Entries taken from a collection:

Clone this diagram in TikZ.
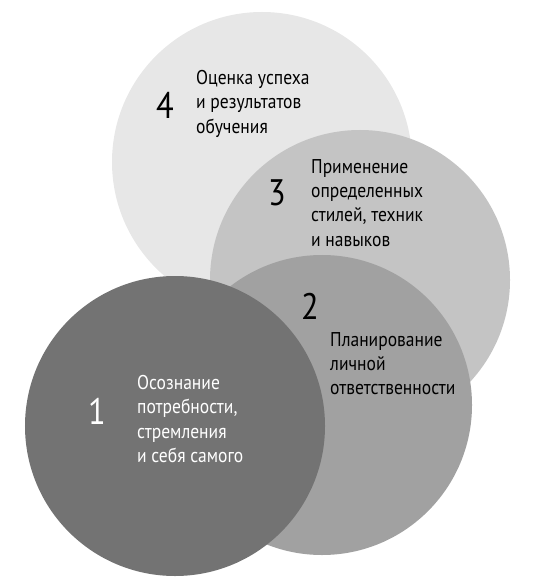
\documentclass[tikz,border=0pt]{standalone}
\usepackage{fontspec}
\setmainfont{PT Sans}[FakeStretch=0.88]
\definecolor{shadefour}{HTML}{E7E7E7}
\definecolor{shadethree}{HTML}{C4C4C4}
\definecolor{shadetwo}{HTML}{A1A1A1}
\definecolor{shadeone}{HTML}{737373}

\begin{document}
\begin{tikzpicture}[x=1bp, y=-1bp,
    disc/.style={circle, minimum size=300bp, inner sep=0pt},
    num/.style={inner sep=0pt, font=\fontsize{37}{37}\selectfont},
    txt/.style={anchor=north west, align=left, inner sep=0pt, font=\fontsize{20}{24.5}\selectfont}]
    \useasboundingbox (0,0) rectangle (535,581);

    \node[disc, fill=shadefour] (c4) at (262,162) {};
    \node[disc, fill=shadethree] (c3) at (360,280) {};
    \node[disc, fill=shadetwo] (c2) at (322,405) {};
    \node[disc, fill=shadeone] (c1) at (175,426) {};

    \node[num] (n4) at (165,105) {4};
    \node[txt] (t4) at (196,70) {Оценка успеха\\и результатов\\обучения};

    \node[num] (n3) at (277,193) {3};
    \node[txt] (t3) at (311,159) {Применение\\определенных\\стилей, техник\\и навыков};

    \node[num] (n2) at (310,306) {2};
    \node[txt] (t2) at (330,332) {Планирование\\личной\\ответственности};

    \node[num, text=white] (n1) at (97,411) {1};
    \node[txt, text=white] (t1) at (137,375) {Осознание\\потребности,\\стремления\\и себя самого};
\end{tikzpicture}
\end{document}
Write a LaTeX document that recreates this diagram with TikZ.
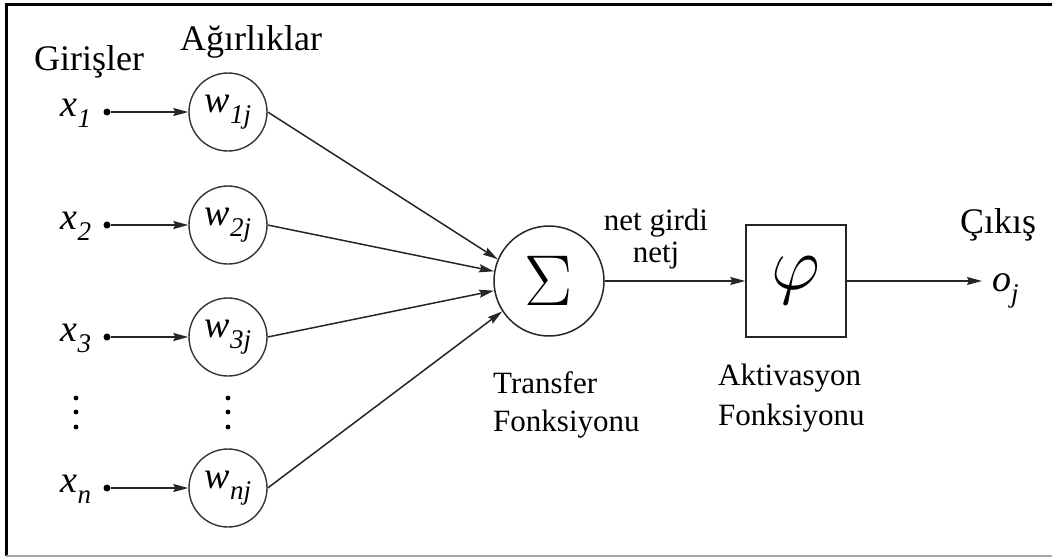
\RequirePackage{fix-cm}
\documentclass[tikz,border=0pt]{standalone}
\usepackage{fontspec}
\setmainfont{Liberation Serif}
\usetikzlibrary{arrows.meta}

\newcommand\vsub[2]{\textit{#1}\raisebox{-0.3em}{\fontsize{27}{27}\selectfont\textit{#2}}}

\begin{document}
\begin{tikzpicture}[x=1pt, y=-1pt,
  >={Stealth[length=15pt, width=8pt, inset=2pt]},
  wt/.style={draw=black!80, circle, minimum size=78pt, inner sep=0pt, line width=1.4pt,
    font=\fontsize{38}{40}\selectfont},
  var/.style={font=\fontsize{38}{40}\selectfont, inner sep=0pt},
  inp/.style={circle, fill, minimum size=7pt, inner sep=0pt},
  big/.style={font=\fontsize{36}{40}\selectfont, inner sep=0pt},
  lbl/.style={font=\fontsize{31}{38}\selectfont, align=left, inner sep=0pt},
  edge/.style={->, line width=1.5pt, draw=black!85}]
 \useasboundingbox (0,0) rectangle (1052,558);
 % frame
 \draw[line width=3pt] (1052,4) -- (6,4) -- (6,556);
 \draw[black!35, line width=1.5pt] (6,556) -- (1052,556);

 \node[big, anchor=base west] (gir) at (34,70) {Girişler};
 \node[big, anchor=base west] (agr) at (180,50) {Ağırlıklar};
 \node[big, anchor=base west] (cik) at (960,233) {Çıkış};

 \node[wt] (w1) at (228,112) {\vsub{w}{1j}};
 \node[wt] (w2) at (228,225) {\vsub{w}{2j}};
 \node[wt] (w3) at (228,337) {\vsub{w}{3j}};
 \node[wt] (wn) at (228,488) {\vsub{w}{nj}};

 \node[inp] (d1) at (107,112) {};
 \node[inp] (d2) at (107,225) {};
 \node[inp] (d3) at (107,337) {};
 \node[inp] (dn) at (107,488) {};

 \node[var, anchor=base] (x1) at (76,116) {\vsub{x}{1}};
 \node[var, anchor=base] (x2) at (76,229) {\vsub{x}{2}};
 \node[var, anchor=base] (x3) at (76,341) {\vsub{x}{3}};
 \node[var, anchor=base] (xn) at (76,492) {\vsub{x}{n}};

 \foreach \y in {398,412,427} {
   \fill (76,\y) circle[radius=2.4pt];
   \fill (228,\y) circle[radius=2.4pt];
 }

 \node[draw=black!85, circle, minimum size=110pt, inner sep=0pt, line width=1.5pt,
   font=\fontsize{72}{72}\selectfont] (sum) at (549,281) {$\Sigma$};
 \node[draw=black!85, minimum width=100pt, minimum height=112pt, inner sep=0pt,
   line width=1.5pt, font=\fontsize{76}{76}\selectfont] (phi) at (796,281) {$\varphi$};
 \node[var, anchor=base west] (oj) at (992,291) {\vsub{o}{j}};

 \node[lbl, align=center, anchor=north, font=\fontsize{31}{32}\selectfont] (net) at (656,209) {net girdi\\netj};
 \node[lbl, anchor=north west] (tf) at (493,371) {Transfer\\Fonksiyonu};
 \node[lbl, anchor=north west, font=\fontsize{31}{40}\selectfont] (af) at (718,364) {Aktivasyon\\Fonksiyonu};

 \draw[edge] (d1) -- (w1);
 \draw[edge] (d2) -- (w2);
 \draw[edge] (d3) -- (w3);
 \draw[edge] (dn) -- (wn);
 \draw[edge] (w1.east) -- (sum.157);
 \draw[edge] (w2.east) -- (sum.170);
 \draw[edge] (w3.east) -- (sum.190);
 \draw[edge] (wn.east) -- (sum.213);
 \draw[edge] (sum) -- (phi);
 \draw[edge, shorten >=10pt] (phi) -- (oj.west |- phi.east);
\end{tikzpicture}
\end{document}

---

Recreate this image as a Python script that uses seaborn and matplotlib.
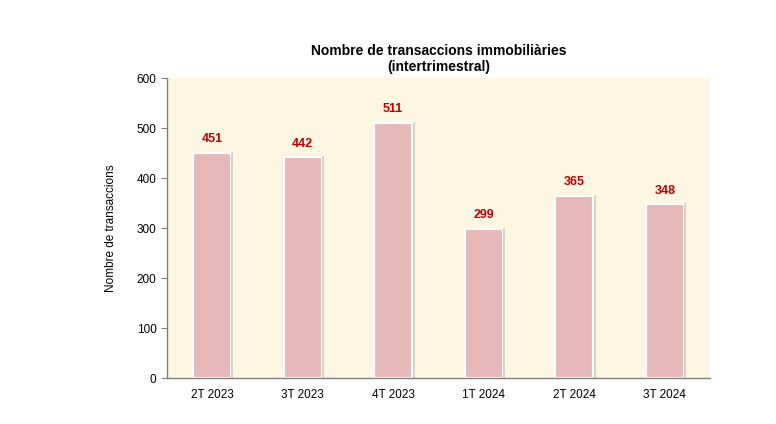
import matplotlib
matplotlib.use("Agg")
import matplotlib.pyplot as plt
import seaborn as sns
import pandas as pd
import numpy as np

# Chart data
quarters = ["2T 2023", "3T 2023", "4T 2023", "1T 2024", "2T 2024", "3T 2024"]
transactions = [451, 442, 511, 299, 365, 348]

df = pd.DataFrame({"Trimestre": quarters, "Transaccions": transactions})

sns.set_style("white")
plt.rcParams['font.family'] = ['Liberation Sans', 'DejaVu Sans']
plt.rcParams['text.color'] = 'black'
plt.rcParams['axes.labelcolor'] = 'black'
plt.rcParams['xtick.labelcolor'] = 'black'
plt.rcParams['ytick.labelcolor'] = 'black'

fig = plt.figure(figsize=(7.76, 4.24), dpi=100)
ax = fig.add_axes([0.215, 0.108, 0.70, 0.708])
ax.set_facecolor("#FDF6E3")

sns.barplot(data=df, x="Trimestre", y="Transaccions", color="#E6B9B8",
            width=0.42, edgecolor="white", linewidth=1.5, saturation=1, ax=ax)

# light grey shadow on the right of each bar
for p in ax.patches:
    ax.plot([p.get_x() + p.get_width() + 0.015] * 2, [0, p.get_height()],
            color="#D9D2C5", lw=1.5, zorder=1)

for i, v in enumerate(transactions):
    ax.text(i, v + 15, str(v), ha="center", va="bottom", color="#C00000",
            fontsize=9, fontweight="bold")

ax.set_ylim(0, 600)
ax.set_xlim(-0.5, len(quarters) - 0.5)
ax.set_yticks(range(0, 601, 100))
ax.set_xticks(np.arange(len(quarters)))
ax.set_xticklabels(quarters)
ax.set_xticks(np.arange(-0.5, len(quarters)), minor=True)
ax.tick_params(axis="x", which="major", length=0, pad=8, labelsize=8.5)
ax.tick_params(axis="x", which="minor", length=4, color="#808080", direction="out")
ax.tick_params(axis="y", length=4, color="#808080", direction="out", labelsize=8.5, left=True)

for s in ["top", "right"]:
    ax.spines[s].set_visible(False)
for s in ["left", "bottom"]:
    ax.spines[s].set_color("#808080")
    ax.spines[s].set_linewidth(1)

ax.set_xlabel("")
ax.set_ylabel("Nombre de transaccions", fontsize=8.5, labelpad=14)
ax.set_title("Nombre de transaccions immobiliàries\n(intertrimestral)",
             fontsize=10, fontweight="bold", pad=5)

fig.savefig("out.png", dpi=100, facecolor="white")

* * *

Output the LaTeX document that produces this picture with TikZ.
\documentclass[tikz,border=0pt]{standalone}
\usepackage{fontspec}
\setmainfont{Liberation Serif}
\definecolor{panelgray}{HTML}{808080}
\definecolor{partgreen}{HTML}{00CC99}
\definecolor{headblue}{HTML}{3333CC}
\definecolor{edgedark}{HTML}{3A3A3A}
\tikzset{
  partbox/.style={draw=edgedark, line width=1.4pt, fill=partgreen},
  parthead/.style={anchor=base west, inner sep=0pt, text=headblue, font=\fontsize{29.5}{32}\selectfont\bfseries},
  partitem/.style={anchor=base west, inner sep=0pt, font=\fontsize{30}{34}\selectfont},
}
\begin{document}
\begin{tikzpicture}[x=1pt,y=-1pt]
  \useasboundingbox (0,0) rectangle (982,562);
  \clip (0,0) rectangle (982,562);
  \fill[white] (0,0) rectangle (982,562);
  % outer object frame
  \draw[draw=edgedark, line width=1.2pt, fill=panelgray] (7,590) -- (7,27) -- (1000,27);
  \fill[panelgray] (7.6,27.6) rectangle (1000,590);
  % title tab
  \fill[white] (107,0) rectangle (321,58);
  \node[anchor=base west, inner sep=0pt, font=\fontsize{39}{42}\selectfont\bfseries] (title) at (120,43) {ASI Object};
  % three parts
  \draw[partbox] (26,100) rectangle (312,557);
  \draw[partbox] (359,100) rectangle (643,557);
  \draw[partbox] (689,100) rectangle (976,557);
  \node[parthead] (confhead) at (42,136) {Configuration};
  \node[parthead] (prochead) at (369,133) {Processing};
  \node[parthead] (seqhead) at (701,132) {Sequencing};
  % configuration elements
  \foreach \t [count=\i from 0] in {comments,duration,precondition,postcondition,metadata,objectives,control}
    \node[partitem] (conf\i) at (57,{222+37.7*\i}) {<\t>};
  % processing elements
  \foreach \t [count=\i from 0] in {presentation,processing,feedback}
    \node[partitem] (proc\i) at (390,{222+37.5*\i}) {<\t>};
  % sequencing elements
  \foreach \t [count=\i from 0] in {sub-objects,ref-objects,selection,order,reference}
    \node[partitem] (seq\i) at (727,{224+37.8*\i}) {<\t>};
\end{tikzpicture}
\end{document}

Exercise aim:
Beginning at the line above that contains "Recreate this image", repeat each line exactly through the one that contains "plt.rcParams['ytick.labelcolor'] = 'black'", and leave out the pictures.

Expected answer:
Recreate this image as a Python script that uses seaborn and matplotlib.
import matplotlib
matplotlib.use("Agg")
import matplotlib.pyplot as plt
import seaborn as sns
import pandas as pd
import numpy as np

# Chart data
quarters = ["2T 2023", "3T 2023", "4T 2023", "1T 2024", "2T 2024", "3T 2024"]
transactions = [451, 442, 511, 299, 365, 348]

df = pd.DataFrame({"Trimestre": quarters, "Transaccions": transactions})

sns.set_style("white")
plt.rcParams['font.family'] = ['Liberation Sans', 'DejaVu Sans']
plt.rcParams['text.color'] = 'black'
plt.rcParams['axes.labelcolor'] = 'black'
plt.rcParams['xtick.labelcolor'] = 'black'
plt.rcParams['ytick.labelcolor'] = 'black'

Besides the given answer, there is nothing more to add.